Each line of the material must be repeated precisely, with the pictures left out.

*GIVEN DATA*
╭──

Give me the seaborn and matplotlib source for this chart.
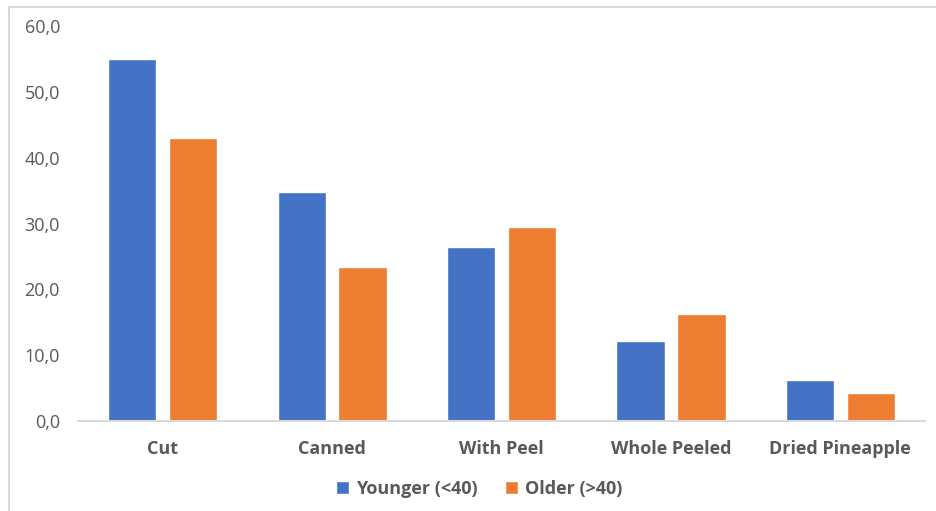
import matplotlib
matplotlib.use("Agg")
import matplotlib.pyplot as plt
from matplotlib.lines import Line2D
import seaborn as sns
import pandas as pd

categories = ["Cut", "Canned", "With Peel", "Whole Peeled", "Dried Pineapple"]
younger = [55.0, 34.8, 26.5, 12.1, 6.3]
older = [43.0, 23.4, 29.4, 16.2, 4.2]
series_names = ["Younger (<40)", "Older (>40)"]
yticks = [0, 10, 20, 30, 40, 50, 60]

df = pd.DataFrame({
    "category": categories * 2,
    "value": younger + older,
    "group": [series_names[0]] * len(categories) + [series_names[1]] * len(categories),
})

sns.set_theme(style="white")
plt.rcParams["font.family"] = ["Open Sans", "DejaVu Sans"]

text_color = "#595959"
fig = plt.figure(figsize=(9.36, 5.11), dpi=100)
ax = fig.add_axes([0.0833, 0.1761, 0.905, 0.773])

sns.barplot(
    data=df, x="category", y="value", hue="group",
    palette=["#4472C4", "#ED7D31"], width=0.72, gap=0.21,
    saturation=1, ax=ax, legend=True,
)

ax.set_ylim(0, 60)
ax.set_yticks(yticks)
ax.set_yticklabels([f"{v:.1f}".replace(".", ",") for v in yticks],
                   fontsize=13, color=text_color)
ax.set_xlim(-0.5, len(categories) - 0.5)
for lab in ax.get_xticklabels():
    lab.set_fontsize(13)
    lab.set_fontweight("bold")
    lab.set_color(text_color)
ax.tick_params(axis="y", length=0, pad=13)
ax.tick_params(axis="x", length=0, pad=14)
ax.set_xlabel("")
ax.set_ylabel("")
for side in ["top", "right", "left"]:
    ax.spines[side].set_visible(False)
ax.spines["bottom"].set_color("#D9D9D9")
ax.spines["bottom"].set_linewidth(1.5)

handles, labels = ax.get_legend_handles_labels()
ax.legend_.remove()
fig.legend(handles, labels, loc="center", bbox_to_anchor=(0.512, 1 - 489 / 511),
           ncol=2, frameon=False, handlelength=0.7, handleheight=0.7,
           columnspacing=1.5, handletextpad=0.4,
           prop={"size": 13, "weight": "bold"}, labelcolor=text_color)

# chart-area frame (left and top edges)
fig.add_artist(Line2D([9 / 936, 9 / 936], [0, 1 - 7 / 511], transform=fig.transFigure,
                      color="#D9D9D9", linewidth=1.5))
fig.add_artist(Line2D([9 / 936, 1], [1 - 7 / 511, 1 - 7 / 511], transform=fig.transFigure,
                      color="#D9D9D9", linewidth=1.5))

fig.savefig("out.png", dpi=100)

╰──

*TASK ANSWER*
Give me the seaborn and matplotlib source for this chart.
import matplotlib
matplotlib.use("Agg")
import matplotlib.pyplot as plt
from matplotlib.lines import Line2D
import seaborn as sns
import pandas as pd

categories = ["Cut", "Canned", "With Peel", "Whole Peeled", "Dried Pineapple"]
younger = [55.0, 34.8, 26.5, 12.1, 6.3]
older = [43.0, 23.4, 29.4, 16.2, 4.2]
series_names = ["Younger (<40)", "Older (>40)"]
yticks = [0, 10, 20, 30, 40, 50, 60]

df = pd.DataFrame({
    "category": categories * 2,
    "value": younger + older,
    "group": [series_names[0]] * len(categories) + [series_names[1]] * len(categories),
})

sns.set_theme(style="white")
plt.rcParams["font.family"] = ["Open Sans", "DejaVu Sans"]

text_color = "#595959"
fig = plt.figure(figsize=(9.36, 5.11), dpi=100)
ax = fig.add_axes([0.0833, 0.1761, 0.905, 0.773])

sns.barplot(
    data=df, x="category", y="value", hue="group",
    palette=["#4472C4", "#ED7D31"], width=0.72, gap=0.21,
    saturation=1, ax=ax, legend=True,
)

ax.set_ylim(0, 60)
ax.set_yticks(yticks)
ax.set_yticklabels([f"{v:.1f}".replace(".", ",") for v in yticks],
                   fontsize=13, color=text_color)
ax.set_xlim(-0.5, len(categories) - 0.5)
for lab in ax.get_xticklabels():
    lab.set_fontsize(13)
    lab.set_fontweight("bold")
    lab.set_color(text_color)
ax.tick_params(axis="y", length=0, pad=13)
ax.tick_params(axis="x", length=0, pad=14)
ax.set_xlabel("")
ax.set_ylabel("")
for side in ["top", "right", "left"]:
    ax.spines[side].set_visible(False)
ax.spines["bottom"].set_color("#D9D9D9")
ax.spines["bottom"].set_linewidth(1.5)

handles, labels = ax.get_legend_handles_labels()
ax.legend_.remove()
fig.legend(handles, labels, loc="center", bbox_to_anchor=(0.512, 1 - 489 / 511),
           ncol=2, frameon=False, handlelength=0.7, handleheight=0.7,
           columnspacing=1.5, handletextpad=0.4,
           prop={"size": 13, "weight": "bold"}, labelcolor=text_color)

# chart-area frame (left and top edges)
fig.add_artist(Line2D([9 / 936, 9 / 936], [0, 1 - 7 / 511], transform=fig.transFigure,
                      color="#D9D9D9", linewidth=1.5))
fig.add_artist(Line2D([9 / 936, 1], [1 - 7 / 511, 1 - 7 / 511], transform=fig.transFigure,
                      color="#D9D9D9", linewidth=1.5))

fig.savefig("out.png", dpi=100)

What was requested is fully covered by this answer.